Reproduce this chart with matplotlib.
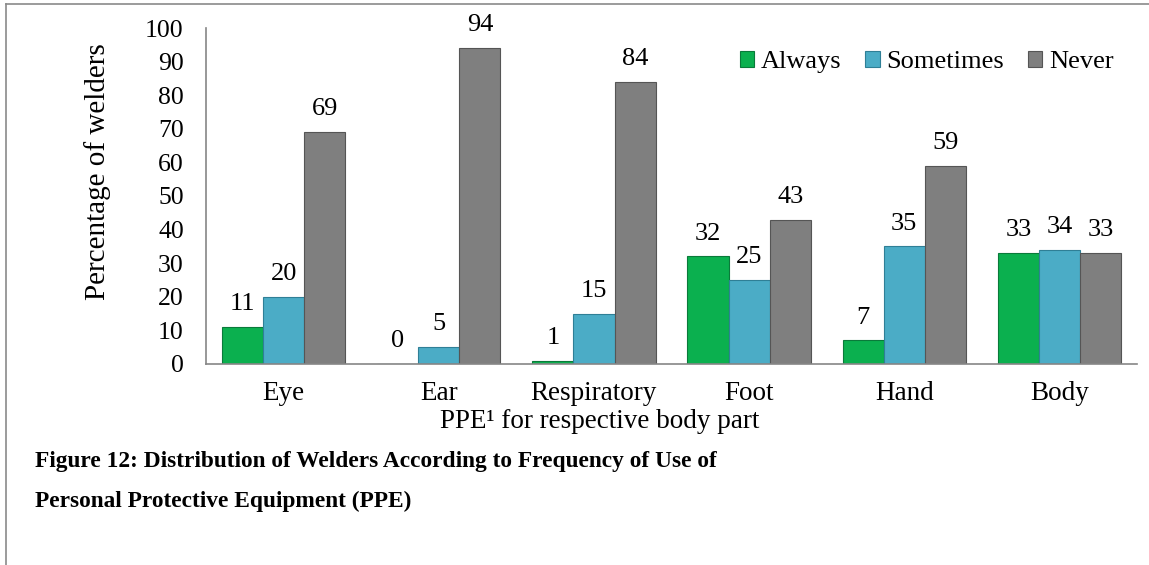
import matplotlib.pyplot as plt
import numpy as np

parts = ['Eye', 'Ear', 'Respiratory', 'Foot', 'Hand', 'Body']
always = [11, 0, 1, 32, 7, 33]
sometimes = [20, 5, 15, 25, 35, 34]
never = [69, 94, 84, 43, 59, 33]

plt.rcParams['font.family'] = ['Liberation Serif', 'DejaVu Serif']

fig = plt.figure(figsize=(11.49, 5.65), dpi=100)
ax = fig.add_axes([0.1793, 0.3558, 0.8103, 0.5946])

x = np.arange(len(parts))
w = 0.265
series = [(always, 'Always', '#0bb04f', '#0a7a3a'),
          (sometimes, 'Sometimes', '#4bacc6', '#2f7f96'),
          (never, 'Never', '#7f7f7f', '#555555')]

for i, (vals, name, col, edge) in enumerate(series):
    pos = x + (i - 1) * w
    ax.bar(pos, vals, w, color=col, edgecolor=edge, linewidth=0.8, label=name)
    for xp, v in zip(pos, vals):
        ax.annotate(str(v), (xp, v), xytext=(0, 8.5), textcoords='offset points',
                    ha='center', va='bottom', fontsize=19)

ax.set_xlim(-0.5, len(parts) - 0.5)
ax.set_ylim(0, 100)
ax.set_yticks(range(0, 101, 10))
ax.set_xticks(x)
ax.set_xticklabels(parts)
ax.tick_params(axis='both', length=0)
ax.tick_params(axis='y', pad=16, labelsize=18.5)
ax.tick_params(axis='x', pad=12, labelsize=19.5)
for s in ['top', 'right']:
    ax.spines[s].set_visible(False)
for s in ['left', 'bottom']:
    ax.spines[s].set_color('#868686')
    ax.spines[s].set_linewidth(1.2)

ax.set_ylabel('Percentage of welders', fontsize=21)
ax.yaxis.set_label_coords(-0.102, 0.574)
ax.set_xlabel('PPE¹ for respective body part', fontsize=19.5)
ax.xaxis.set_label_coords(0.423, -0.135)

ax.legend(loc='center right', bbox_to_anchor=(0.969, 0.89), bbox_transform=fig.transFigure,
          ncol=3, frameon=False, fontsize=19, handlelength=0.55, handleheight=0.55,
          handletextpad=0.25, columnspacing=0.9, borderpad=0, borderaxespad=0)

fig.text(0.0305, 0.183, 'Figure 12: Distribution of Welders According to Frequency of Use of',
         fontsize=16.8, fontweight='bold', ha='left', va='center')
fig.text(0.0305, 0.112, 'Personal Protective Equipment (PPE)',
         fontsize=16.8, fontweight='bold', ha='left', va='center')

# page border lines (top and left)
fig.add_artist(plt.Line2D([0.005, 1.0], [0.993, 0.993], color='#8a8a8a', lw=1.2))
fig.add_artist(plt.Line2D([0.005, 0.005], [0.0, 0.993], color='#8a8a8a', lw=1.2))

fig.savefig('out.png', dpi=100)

To do: Omitting all pictures, restate exactly the lines of the material from its start through the line that contains "ha='center', va='bottom', fontsize=19)".

Response to the exercise:
Reproduce this chart with matplotlib.
import matplotlib.pyplot as plt
import numpy as np

parts = ['Eye', 'Ear', 'Respiratory', 'Foot', 'Hand', 'Body']
always = [11, 0, 1, 32, 7, 33]
sometimes = [20, 5, 15, 25, 35, 34]
never = [69, 94, 84, 43, 59, 33]

plt.rcParams['font.family'] = ['Liberation Serif', 'DejaVu Serif']

fig = plt.figure(figsize=(11.49, 5.65), dpi=100)
ax = fig.add_axes([0.1793, 0.3558, 0.8103, 0.5946])

x = np.arange(len(parts))
w = 0.265
series = [(always, 'Always', '#0bb04f', '#0a7a3a'),
          (sometimes, 'Sometimes', '#4bacc6', '#2f7f96'),
          (never, 'Never', '#7f7f7f', '#555555')]

for i, (vals, name, col, edge) in enumerate(series):
    pos = x + (i - 1) * w
    ax.bar(pos, vals, w, color=col, edgecolor=edge, linewidth=0.8, label=name)
    for xp, v in zip(pos, vals):
        ax.annotate(str(v), (xp, v), xytext=(0, 8.5), textcoords='offset points',
                    ha='center', va='bottom', fontsize=19)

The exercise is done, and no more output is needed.